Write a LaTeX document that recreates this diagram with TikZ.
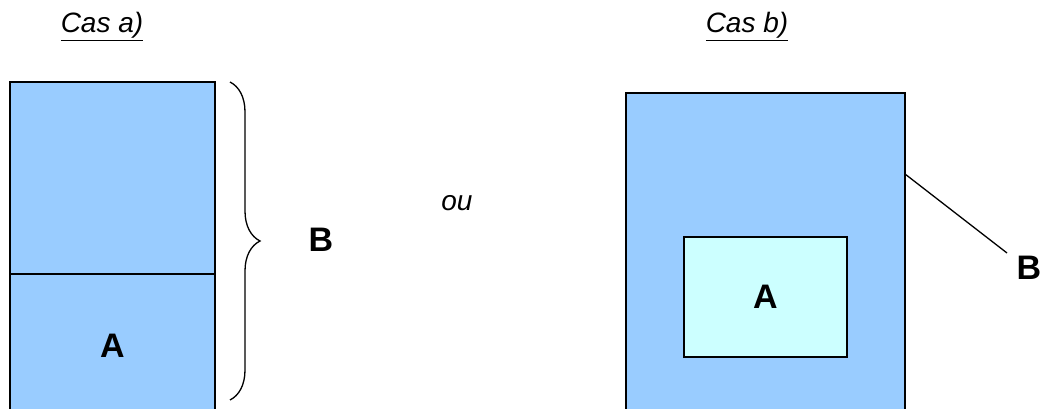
\documentclass[tikz,border=0pt]{standalone}
\usepackage{fontspec}
\setmainfont{Liberation Sans}
\usetikzlibrary{decorations.pathreplacing}
\definecolor{blocblue}{HTML}{99CCFF}
\definecolor{bloccyan}{HTML}{CCFFFF}

\begin{document}
\begin{tikzpicture}[x=1pt,y=-1pt,
  bloc/.style={draw,rectangle,line width=1.3pt,fill=blocblue,inner sep=0pt,
    font=\fontsize{34}{40}\selectfont\bfseries},
  titre/.style={anchor=base,font=\fontsize{28}{34}\selectfont\itshape},
  lettre/.style={font=\fontsize{34}{40}\selectfont\bfseries}]
\useasboundingbox (0,0) rectangle (1042,409);
\clip (0,0) rectangle (1042,409);

\node [titre] (ta) at(102,33){\underline{Cas a)}};
\node [titre] (tb) at(747,33){\underline{Cas b)}};
\node [titre] (ou) at(457,211){ou};

% cas a : A sous B
\node [bloc,minimum width=205pt,minimum height=192pt] (b1) at(112.5,178){};
\node [bloc,minimum width=205pt,minimum height=144pt] (a1) at(112.5,346){A};
\coordinate (h1) at(230,82);
\coordinate (h2) at(230,400);
\draw[line width=1.3pt,decorate,decoration={brace,amplitude=30pt}] (h1) -- (h2);
\node [lettre] (lb1) at(321,240){B};

% cas b : A dans B
\node [bloc,minimum width=279pt,minimum height=367pt] (b2) at(765.5,276.5){};
\node [bloc,fill=bloccyan,minimum width=163pt,minimum height=120pt] (a2) at(765.5,297){A};
\node [lettre] (lb2) at(1029,268){B};
\coordinate (p) at(905,174);
\coordinate (q) at(1007,253);
\draw[line width=1.3pt] (p) -- (q);

\end{tikzpicture}
\end{document}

####

STATED PROBLEM: Skip every picture and transcribe the data above exactly.

THE REPLY:
Write a LaTeX document that recreates this diagram with TikZ.
\documentclass[tikz,border=0pt]{standalone}
\usepackage{fontspec}
\setmainfont{Liberation Sans}
\usetikzlibrary{decorations.pathreplacing}
\definecolor{blocblue}{HTML}{99CCFF}
\definecolor{bloccyan}{HTML}{CCFFFF}

\begin{document}
\begin{tikzpicture}[x=1pt,y=-1pt,
  bloc/.style={draw,rectangle,line width=1.3pt,fill=blocblue,inner sep=0pt,
    font=\fontsize{34}{40}\selectfont\bfseries},
  titre/.style={anchor=base,font=\fontsize{28}{34}\selectfont\itshape},
  lettre/.style={font=\fontsize{34}{40}\selectfont\bfseries}]
\useasboundingbox (0,0) rectangle (1042,409);
\clip (0,0) rectangle (1042,409);

\node [titre] (ta) at(102,33){\underline{Cas a)}};
\node [titre] (tb) at(747,33){\underline{Cas b)}};
\node [titre] (ou) at(457,211){ou};

% cas a : A sous B
\node [bloc,minimum width=205pt,minimum height=192pt] (b1) at(112.5,178){};
\node [bloc,minimum width=205pt,minimum height=144pt] (a1) at(112.5,346){A};
\coordinate (h1) at(230,82);
\coordinate (h2) at(230,400);
\draw[line width=1.3pt,decorate,decoration={brace,amplitude=30pt}] (h1) -- (h2);
\node [lettre] (lb1) at(321,240){B};

% cas b : A dans B
\node [bloc,minimum width=279pt,minimum height=367pt] (b2) at(765.5,276.5){};
\node [bloc,fill=bloccyan,minimum width=163pt,minimum height=120pt] (a2) at(765.5,297){A};
\node [lettre] (lb2) at(1029,268){B};
\coordinate (p) at(905,174);
\coordinate (q) at(1007,253);
\draw[line width=1.3pt] (p) -- (q);

\end{tikzpicture}
\end{document}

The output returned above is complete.